Toolkit to easily transform and inverse_transform a time-series to a stationary version and back.
Sensible parameters are automatically determined and applied with respect to the provided input parameters.
The inverse_transform() is especially practical for cases in which you have a forecasting model which
was trained on transformed (e.g. differenced) labels. The output of the model in this case will also be
in a transformed state, so you need to then first inverse_transform() it before you can make sense of
your forecast.
I originally created AutoStationary in early 2019 when I was working on several time-series forecasting projects, and I wanted to speed up prototyping for new datasets.
The code is certainly NOT ready for production. I consider it a work-in-progress.
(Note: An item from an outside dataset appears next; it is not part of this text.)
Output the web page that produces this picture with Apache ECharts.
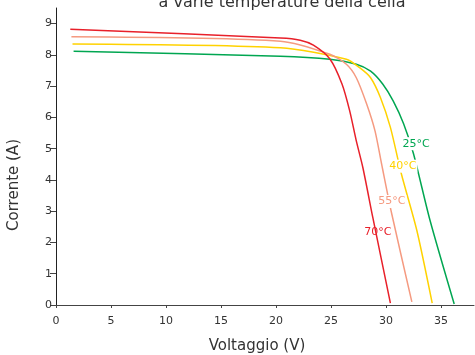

Tested only with Python 3.10.
Transformations:
- boxcox transform.
- differencing (1 or more orders)
Stationarity tests:
- ADF: Augmented Dickey Fuller Test
- KPSS: Kwiatkowski–Phillips–Schmidt–Shin Test.
from autostationary import AutoStationary
# transform
arr = [pandas series or numpy array]
ast = AutoStationary(arr, critical_value='5%')
transformed_arr = ast.transform()
# inverse transform, useful when your model outputs 'transformed' predictions.
transformed_preds = model_trained_on_transformed_labels.predict(X)
preds = ast.inverse_transform(transformed_preds)
# additional functions
ast.is_stationary_ADF(arr) # returns whether arr is stationary according to ADF.
ast.is_stationary_KPSS(arr) # returns whether arr is stationary according to KPSS.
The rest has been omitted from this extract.